Höherer Mindestlohn gefordert
Klingbeil forderte einen höheren Mindestlohn von 15 Euro pro Stunde. Anstatt beim Bürgergeld zu sparen, sollten alle anderen mehr verdienen. In einem Interview mit der SZ sagte er:
Wir kämpfen dafür, dass Menschen, die arbeiten gehen, mehr Geld haben. Diesen Kampf für mehr Mindestlohn, bessere Tarifbindung, stabile Renten wird die SPD führen.
Weiter sagte Klingbeil: „Wer Geld vom Staat bekommt, muss dafür auch etwas leisten. Im Bürgergeld sind aber auch Alleinerziehende, die mit zwei Kindern versuchen, ihren Alltag zu wuppen, die arbeiten gehen und trotzdem am Ende nicht genug Geld haben. Ich spiele nicht Menschen, die wenig haben, und Menschen, die wenig verdienen, gegeneinander aus. Das mache ich nicht.“
Das ifo-Institut stellte in einer Pressemitteilung klar, dass Arbeit in Deutschland immer zu höheren Einkommen als Nichtstun führe. Wer arbeite und alle Sozialleistungen in Anspruch nehme, habe immer mehr verfügbares Einkommen als jemand, der nicht arbeite und nur Sozialleistungen erhalte.
Unterschiede zwischen Arbeitseinkommen und Bürgergeld
Andreas Peichl, Leiter des ifo-Zentrums für Makroökonomik und Befragungen, erklärte, die Behauptung, dass jemand mit Sozialleistungen mehr bekomme als ein Geringverdiener, sei falsch. Maximilian Blömer, vom ifo-Institut fügte hinzu, dass Freibeträge für Erwerbstätige verhindern sollen, dass Nichtarbeit sich mehr lohne.
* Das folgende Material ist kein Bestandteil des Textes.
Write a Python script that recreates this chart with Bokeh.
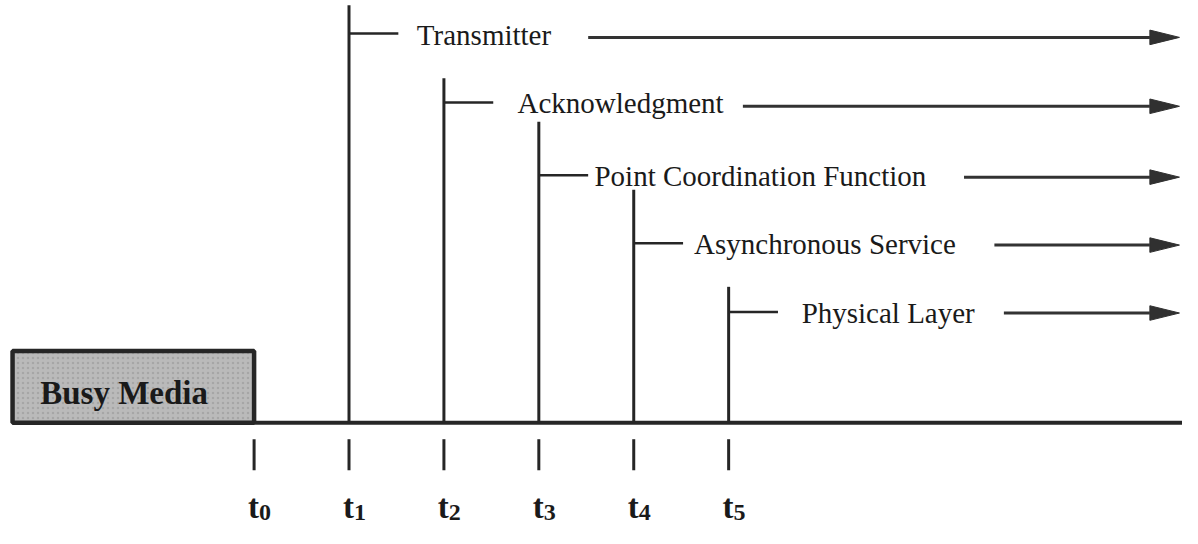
from bokeh.plotting import figure
from bokeh.models import Range1d
from bokeh.core.properties import value
from bokeh.embed import file_html
from bokeh.resources import INLINE

# ---------------- data ----------------
tick_times = [0, 1, 2, 3, 4, 5]
tick_subs = ["0", "1", "2", "3", "4", "5"]
layers = ["Transmitter", "Acknowledgment", "Point Coordination Function",
          "Asynchronous Service", "Physical Layer"]
start_times = [1, 2, 3, 4, 5]
line_tops = [430, 355, 310, 240, 140]      # height of each start marker above the time axis
label_levels = [401, 330, 255, 185, 114]   # height of each label / stub
arrow_levels = [397, 326, 253, 183, 113]   # height of each arrow
busy_end = 0                                # busy media ends at t0
busy_label = "Busy Media"

# ---------------- layout (reference-derived, in time units) ----------------
PX = 96.2                       # pixels per time unit
label_x = [1.715, 2.775, 3.586, 4.636, 5.769]
arrow_x0 = [3.52, 5.15, 7.48, 7.80, 7.90]
arrow_tip = 9.75
busy_start = -2.545
stub_len = 50 / PX

p = figure(width=1182, height=528, output_backend="svg", toolbar_location=None,
           x_range=Range1d(-2.672, 9.782), y_range=Range1d(-109, 435),
           min_border=0, background_fill_color="white", border_fill_color="white")
p.axis.visible = False
p.grid.visible = False
p.outline_line_color = None

DARK = "#262626"
SERIF = value("Liberation Serif")

# busy media box
p.quad(left=[busy_start], right=[busy_end], bottom=[0], top=[74],
       fill_color="#bababa", line_color=DARK, line_width=4.5,
       hatch_pattern="dot", hatch_color="#9c9c9c", hatch_scale=5,
       hatch_weight=1, hatch_alpha=0.7)
p.text(x=[busy_start + 28 / PX], y=[31], text=[busy_label], text_font=SERIF,
       text_font_size="33px", text_font_style="bold", text_color="#1a1a1a",
       text_baseline="middle", text_align="left")

# time axis
p.segment(x0=[busy_end], y0=[0], x1=[9.8], y1=[0], line_color=DARK, line_width=4)

# start markers and stubs
p.segment(x0=start_times, y0=[0] * 5, x1=start_times, y1=line_tops,
          line_color=DARK, line_width=3)
p.segment(x0=start_times, y0=label_levels,
          x1=[t + stub_len for t in start_times], y1=label_levels,
          line_color=DARK, line_width=2.5)

# labels
p.text(x=label_x, y=label_levels, text=layers, text_font=SERIF,
       text_font_size="29px", text_color="#1a1a1a",
       text_baseline="middle", text_align="left", y_offset=1)

# arrows
head_len = 30 / PX
p.segment(x0=arrow_x0, y0=arrow_levels, x1=[arrow_tip - head_len] * 5, y1=arrow_levels,
          line_color="#333333", line_width=3)
xs = [[arrow_tip - head_len, arrow_tip, arrow_tip - head_len] for _ in layers]
ys = [[lv + 7.5, lv, lv - 7.5] for lv in arrow_levels]
p.patches(xs=xs, ys=ys, fill_color="#303030", line_color="#303030", line_width=1)

# tick marks below axis
p.segment(x0=tick_times, y0=[-17] * 6, x1=tick_times, y1=[-49] * 6,
          line_color=DARK, line_width=3)
p.text(x=[t + 5 / PX for t in tick_times], y=[-87] * 6, text=["t"] * 6,
       text_font=SERIF, text_font_size="33px", text_font_style="bold",
       text_color="#1a1a1a", text_baseline="alphabetic", text_align="right")
p.text(x=[t + 5 / PX for t in tick_times], y=[-92] * 6, text=tick_subs,
       text_font=SERIF, text_font_size="24px", text_font_style="bold",
       text_color="#1a1a1a", text_baseline="alphabetic", text_align="left")

open("out.html", "w").write(file_html(p, INLINE))
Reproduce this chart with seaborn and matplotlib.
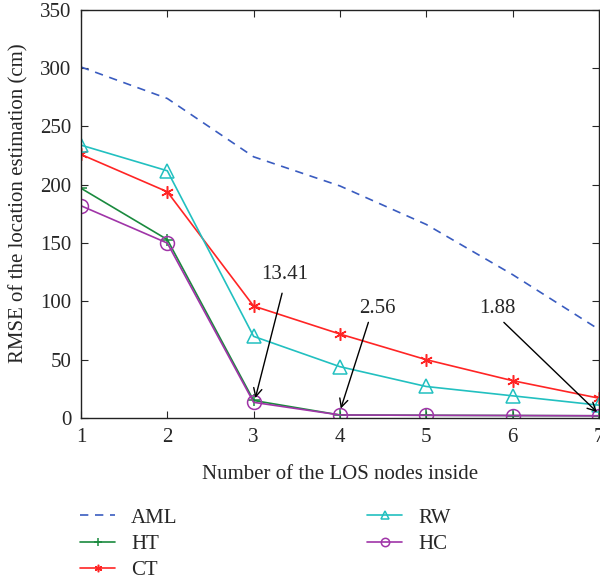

Beispielsweise habe ein Alleinstehender in Dresden, der 1000 Euro brutto verdiene, nach Abzug von Steuern und Sozialabgaben sowie Hinzufügung der Sozialleistungen 891 Euro. Wer nur Sozialleistungen bekomme, habe 563 Euro nur Bürgergeld. Auch bei höheren Einkommen sei der Unterschied klar.
Bei Alleinerziehenden sei das ähnlich. Wer 1000 Euro brutto verdiene, bekomme mit Sozialleistungen 2033 Euro, während jemand ohne Arbeitseinkommen nur 1553 Euro erhalte. Diese Berechnungen wurden auch für Paarhaushalte und verschiedene Mietniveaus angestellt, so das ifo-Institut.
Was du dir merken solltest:
- Kritik am Bürgergeld: Clemens Fuest vom ifo-Institut kritisierte, dass das Bürgergeld Menschen davon abhalte, mehr zu arbeiten, und forderte umfangreiche Reformen.
- Studie zum Wohngeld: Eine ifo-Studie zeigte, dass eine Familie in München bei zusätzlichem Einkommen von 2000 Euro brutto nur 32 Euro netto mehr hätte, was die Kritik an der Sozialleistung untermauerte.
- Unterschiede bei Arbeitseinkommen: Das ifo-Institut betonte, dass Arbeit immer zu höheren Einkommen als Nichtstun führe, wobei Berechnungen dies anhand verschiedener Haushaltssituationen bestätigten.